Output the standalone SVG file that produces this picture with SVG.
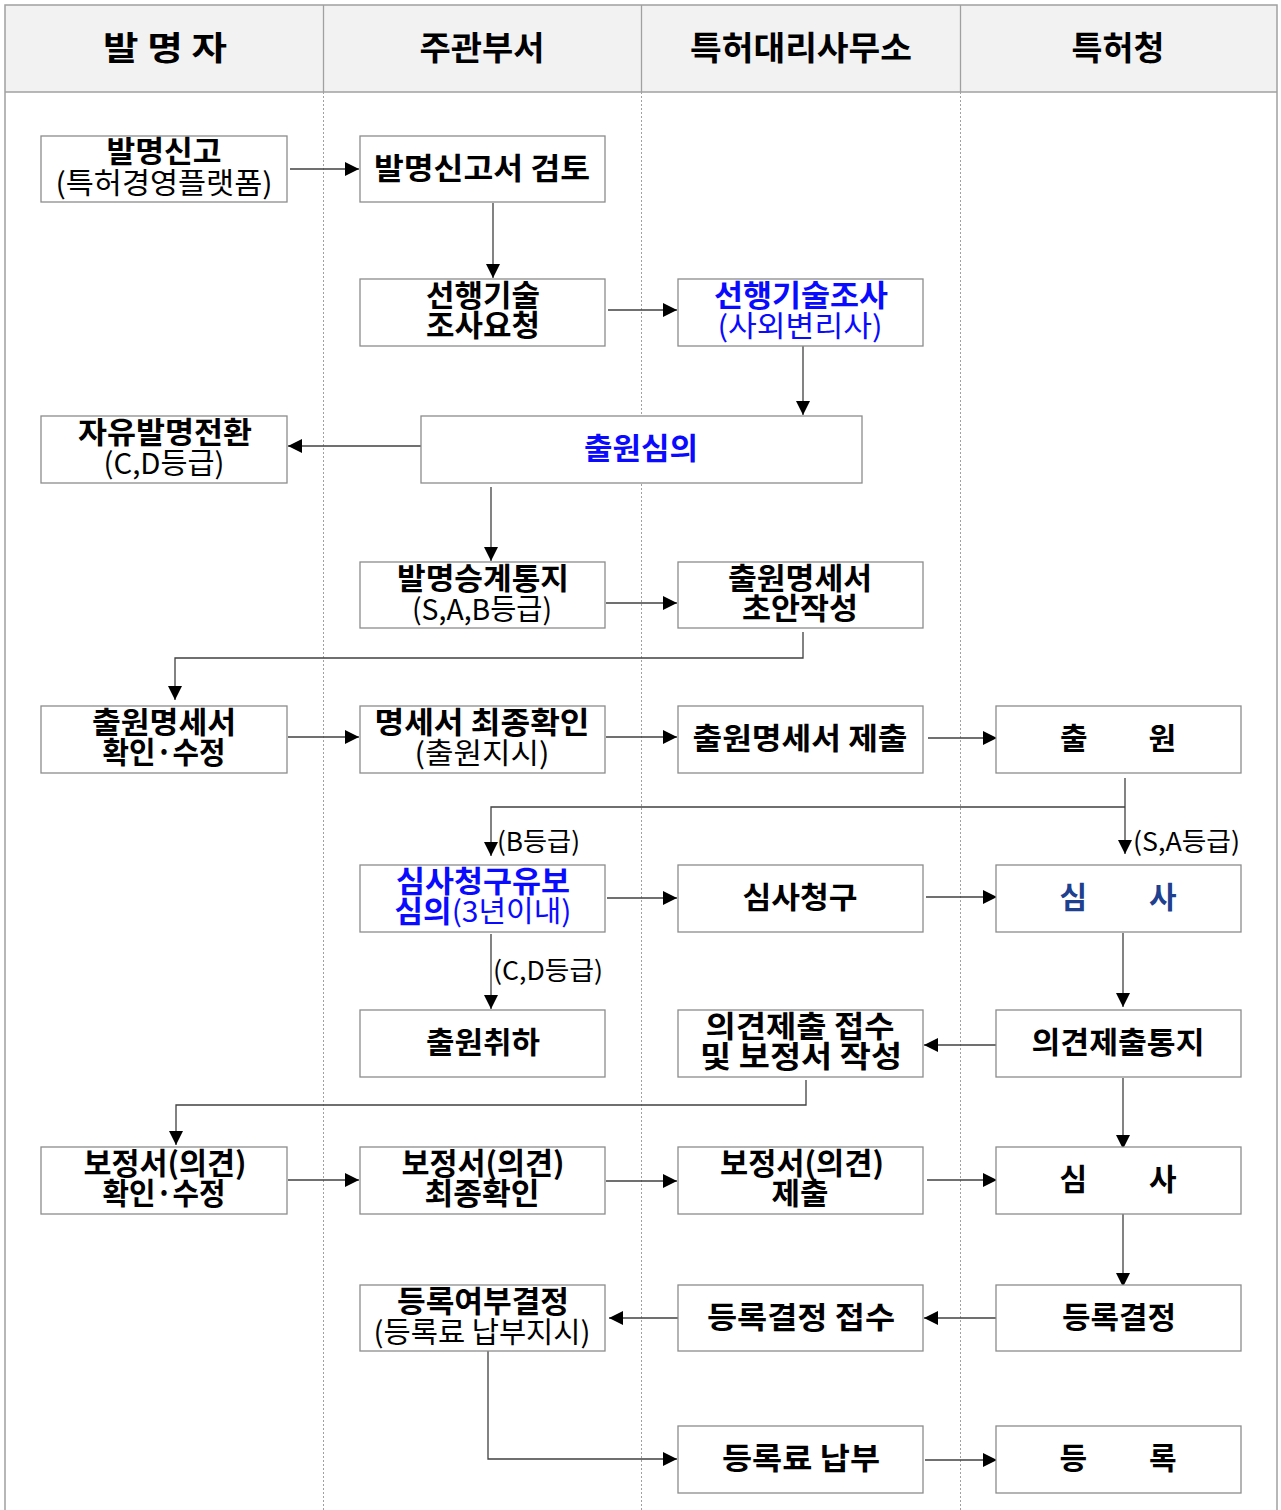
<svg xmlns="http://www.w3.org/2000/svg" width="1281" height="1510" viewBox="0 0 1281 1510">
<style>
text{font-family:"Noto Sans CJK KR","Noto Sans",sans-serif;text-anchor:middle;fill:#000}
.hd{font-size:33px;font-weight:700}
.b{font-size:30px;font-weight:700}
.r{font-size:29px;font-weight:400}
.lbl{font-size:26px;font-weight:400;text-anchor:start}
.blue{fill:#0a0aff}
.navy{fill:#1f3f8f}
.box{fill:#fff;stroke:#8c8c8c;stroke-width:1.3}
.con{fill:none;stroke:#404040;stroke-width:1.3}
.lane{stroke:#a0a0a0;stroke-width:1;stroke-dasharray:2 2}
</style>
<defs>
<marker id="ah" markerUnits="userSpaceOnUse" markerWidth="14" markerHeight="14" refX="14" refY="7" orient="auto">
<path d="M0,0 L14,7 L0,14 z" fill="#000"/>
</marker>
</defs>
<rect width="1281" height="1510" fill="#fff"/>
<g id="lanes">
<rect x="5" y="5" width="1272" height="87" fill="#f2f2f2"/>
<rect x="5" y="5" width="1272" height="1515" fill="none" stroke="#a0a0a0" stroke-width="1.5"/>
<line x1="5" y1="92" x2="1277" y2="92" stroke="#a0a0a0" stroke-width="1.5"/>
<line x1="323.5" y1="5" x2="323.5" y2="92" stroke="#a0a0a0" stroke-width="1.3"/>
<line x1="641.5" y1="5" x2="641.5" y2="92" stroke="#a0a0a0" stroke-width="1.3"/>
<line x1="960.5" y1="5" x2="960.5" y2="92" stroke="#a0a0a0" stroke-width="1.3"/>
<line class="lane" x1="323.5" y1="92" x2="323.5" y2="1510"/>
<line class="lane" x1="641.5" y1="92" x2="641.5" y2="1510"/>
<line class="lane" x1="960.5" y1="92" x2="960.5" y2="1510"/>
<text class="hd" x="165" y="60" textLength="124" lengthAdjust="spacingAndGlyphs">발 명 자</text>
<text class="hd" x="482" y="60" textLength="125" lengthAdjust="spacingAndGlyphs">주관부서</text>
<text class="hd" x="801" y="60" textLength="222" lengthAdjust="spacingAndGlyphs">특허대리사무소</text>
<text class="hd" x="1118" y="60" textLength="93" lengthAdjust="spacingAndGlyphs">특허청</text>
</g>
<g id="connectors">
<path class="con" d="M290,169 H359" marker-end="url(#ah)"/>
<path class="con" d="M493,203 V278" marker-end="url(#ah)"/>
<path class="con" d="M608,310 H677" marker-end="url(#ah)"/>
<path class="con" d="M803,340 V415" marker-end="url(#ah)"/>
<path class="con" d="M421,446 H288" marker-end="url(#ah)"/>
<path class="con" d="M491,487 V561" marker-end="url(#ah)"/>
<path class="con" d="M606,603 H677" marker-end="url(#ah)"/>
<path class="con" d="M803,632 V658 H175 V700" marker-end="url(#ah)"/>
<path class="con" d="M288,737 H359" marker-end="url(#ah)"/>
<path class="con" d="M606,737 H677" marker-end="url(#ah)"/>
<path class="con" d="M928,738 H997" marker-end="url(#ah)"/>
<path class="con" d="M1125,778 V854" marker-end="url(#ah)"/>
<path class="con" d="M1125,807 H491 V856" marker-end="url(#ah)"/>
<path class="con" d="M607,898 H677" marker-end="url(#ah)"/>
<path class="con" d="M926,897 H997" marker-end="url(#ah)"/>
<path class="con" d="M491,934 V1009" marker-end="url(#ah)"/>
<path class="con" d="M1123,933 V1007" marker-end="url(#ah)"/>
<path class="con" d="M996,1045 H924" marker-end="url(#ah)"/>
<path class="con" d="M1123,1078 V1149" marker-end="url(#ah)"/>
<path class="con" d="M806,1080 V1105 H176 V1145" marker-end="url(#ah)"/>
<path class="con" d="M288,1180 H359" marker-end="url(#ah)"/>
<path class="con" d="M606,1181 H677" marker-end="url(#ah)"/>
<path class="con" d="M927,1180 H997" marker-end="url(#ah)"/>
<path class="con" d="M1123,1214 V1287" marker-end="url(#ah)"/>
<path class="con" d="M996,1318 H924" marker-end="url(#ah)"/>
<path class="con" d="M678,1318 H609" marker-end="url(#ah)"/>
<path class="con" d="M488,1351 V1459 H677" marker-end="url(#ah)"/>
<path class="con" d="M925,1460 H997" marker-end="url(#ah)"/>
<text class="lbl" x="1133" y="851" textLength="107" lengthAdjust="spacingAndGlyphs">(S,A등급)</text>
<text class="lbl" x="497" y="851" textLength="83" lengthAdjust="spacingAndGlyphs">(B등급)</text>
<text class="lbl" x="493" y="980" textLength="110" lengthAdjust="spacingAndGlyphs">(C,D등급)</text>
</g>
<g id="n1"><rect class="box" x="41" y="136" width="246" height="66"/><text class="b"><tspan x="164" y="162" textLength="115" lengthAdjust="spacingAndGlyphs">발명신고</tspan><tspan class="r" x="164" y="194" textLength="217" lengthAdjust="spacingAndGlyphs">(특허경영플랫폼)</tspan></text></g>
<g id="n2"><rect class="box" x="360" y="136" width="245" height="66"/><text class="b" x="482" y="179" textLength="216" lengthAdjust="spacingAndGlyphs">발명신고서 검토</text></g>
<g id="n3"><rect class="box" x="360" y="279" width="245" height="67"/><text class="b"><tspan x="483" y="306" textLength="114" lengthAdjust="spacingAndGlyphs">선행기술</tspan><tspan x="483" y="336" textLength="114" lengthAdjust="spacingAndGlyphs">조사요청</tspan></text></g>
<g id="n4"><rect class="box" x="678" y="279" width="245" height="67"/><text class="b blue"><tspan x="801" y="306" textLength="174" lengthAdjust="spacingAndGlyphs">선행기술조사</tspan><tspan class="r" x="800" y="337" textLength="165" lengthAdjust="spacingAndGlyphs">(사외변리사)</tspan></text></g>
<g id="n5"><rect class="box" x="421" y="416" width="441" height="67"/><text class="b blue" x="641" y="459" textLength="114" lengthAdjust="spacingAndGlyphs">출원심의</text></g>
<g id="n6"><rect class="box" x="41" y="416" width="246" height="67"/><text class="b"><tspan x="165" y="443" textLength="174" lengthAdjust="spacingAndGlyphs">자유발명전환</tspan><tspan class="r" x="164" y="474" textLength="121" lengthAdjust="spacingAndGlyphs">(C,D등급)</tspan></text></g>
<g id="n7"><rect class="box" x="360" y="562" width="245" height="66"/><text class="b"><tspan x="483" y="589" textLength="172" lengthAdjust="spacingAndGlyphs">발명승계통지</tspan><tspan class="r" x="482" y="620" textLength="140" lengthAdjust="spacingAndGlyphs">(S,A,B등급)</tspan></text></g>
<g id="n8"><rect class="box" x="678" y="562" width="245" height="66"/><text class="b"><tspan x="800" y="589" textLength="144" lengthAdjust="spacingAndGlyphs">출원명세서</tspan><tspan x="800" y="619" textLength="116" lengthAdjust="spacingAndGlyphs">초안작성</tspan></text></g>
<g id="n9"><rect class="box" x="41" y="706" width="246" height="67"/><text class="b"><tspan x="164" y="733" textLength="144" lengthAdjust="spacingAndGlyphs">출원명세서</tspan><tspan x="164" y="763" textLength="123" lengthAdjust="spacingAndGlyphs">확인·수정</tspan></text></g>
<g id="n10"><rect class="box" x="360" y="706" width="245" height="67"/><text class="b"><tspan x="482" y="733" textLength="215" lengthAdjust="spacingAndGlyphs">명세서 최종확인</tspan><tspan class="r" x="482" y="764" textLength="135" lengthAdjust="spacingAndGlyphs">(출원지시)</tspan></text></g>
<g id="n11"><rect class="box" x="678" y="706" width="245" height="67"/><text class="b" x="800" y="749" textLength="215" lengthAdjust="spacingAndGlyphs">출원명세서 제출</text></g>
<g id="n12"><rect class="box" x="996" y="706" width="245" height="67"/><text class="b" x="1118" y="749" textLength="116" lengthAdjust="spacing">출 원</text></g>
<g id="n13"><rect class="box" x="360" y="865" width="245" height="67"/><text class="b blue"><tspan x="483" y="892" textLength="174" lengthAdjust="spacingAndGlyphs">심사청구유보</tspan><tspan x="483" y="922" textLength="177" lengthAdjust="spacingAndGlyphs"><tspan>심의</tspan><tspan class="r">(3년이내)</tspan></tspan></text></g>
<g id="n14"><rect class="box" x="678" y="865" width="245" height="67"/><text class="b" x="800" y="908" textLength="115" lengthAdjust="spacingAndGlyphs">심사청구</text></g>
<g id="n15"><rect class="box" x="996" y="865" width="245" height="67"/><text class="b navy" x="1118" y="908" textLength="117" lengthAdjust="spacing">심 사</text></g>
<g id="n16"><rect class="box" x="360" y="1010" width="245" height="67"/><text class="b" x="483" y="1053" textLength="114" lengthAdjust="spacingAndGlyphs">출원취하</text></g>
<g id="n17"><rect class="box" x="678" y="1010" width="245" height="67"/><text class="b"><tspan x="800" y="1037" textLength="189" lengthAdjust="spacingAndGlyphs">의견제출 접수</tspan><tspan x="801" y="1067" textLength="202" lengthAdjust="spacingAndGlyphs">및 보정서 작성</tspan></text></g>
<g id="n18"><rect class="box" x="996" y="1010" width="245" height="67"/><text class="b" x="1118" y="1053" textLength="173" lengthAdjust="spacingAndGlyphs">의견제출통지</text></g>
<g id="n19"><rect class="box" x="41" y="1147" width="246" height="67"/><text class="b"><tspan x="165" y="1174" textLength="163" lengthAdjust="spacingAndGlyphs">보정서(의견)</tspan><tspan x="164" y="1204" textLength="123" lengthAdjust="spacingAndGlyphs">확인·수정</tspan></text></g>
<g id="n20"><rect class="box" x="360" y="1147" width="245" height="67"/><text class="b"><tspan x="483" y="1174" textLength="163" lengthAdjust="spacingAndGlyphs">보정서(의견)</tspan><tspan x="482" y="1204" textLength="115" lengthAdjust="spacingAndGlyphs">최종확인</tspan></text></g>
<g id="n21"><rect class="box" x="678" y="1147" width="245" height="67"/><text class="b"><tspan x="802" y="1174" textLength="164" lengthAdjust="spacingAndGlyphs">보정서(의견)</tspan><tspan x="800" y="1204" textLength="57" lengthAdjust="spacingAndGlyphs">제출</tspan></text></g>
<g id="n22"><rect class="box" x="996" y="1147" width="245" height="67"/><text class="b" x="1118" y="1190" textLength="117" lengthAdjust="spacing">심 사</text></g>
<g id="n23"><rect class="box" x="360" y="1285" width="245" height="66"/><text class="b"><tspan x="483" y="1312" textLength="172" lengthAdjust="spacingAndGlyphs">등록여부결정</tspan><tspan class="r" x="482" y="1343" textLength="217" lengthAdjust="spacingAndGlyphs">(등록료 납부지시)</tspan></text></g>
<g id="n24"><rect class="box" x="678" y="1285" width="245" height="66"/><text class="b" x="801" y="1328" textLength="188" lengthAdjust="spacingAndGlyphs">등록결정 접수</text></g>
<g id="n25"><rect class="box" x="996" y="1285" width="245" height="66"/><text class="b" x="1119" y="1328" textLength="114" lengthAdjust="spacingAndGlyphs">등록결정</text></g>
<g id="n26"><rect class="box" x="678" y="1426" width="245" height="67"/><text class="b" x="801" y="1469" textLength="158" lengthAdjust="spacingAndGlyphs">등록료 납부</text></g>
<g id="n27"><rect class="box" x="996" y="1426" width="245" height="67"/><text class="b" x="1118" y="1469" textLength="117" lengthAdjust="spacing">등 록</text></g>
</svg>
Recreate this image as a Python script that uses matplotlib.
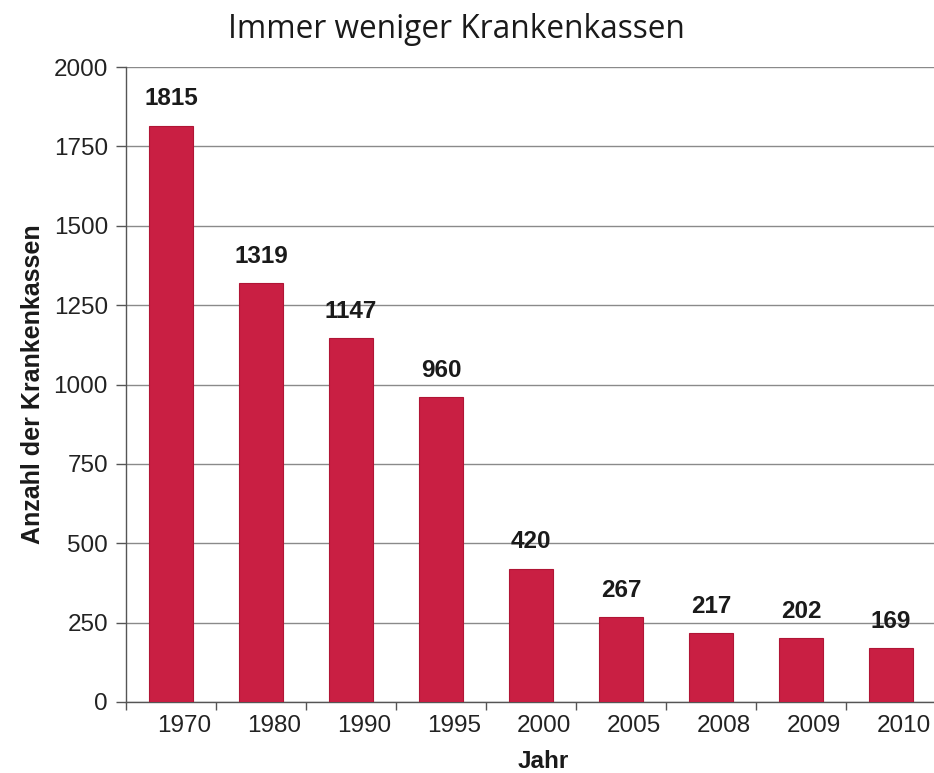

########

■ Description of the task
Answer only with how many lines in the records include "this".

■ Finished exercise
2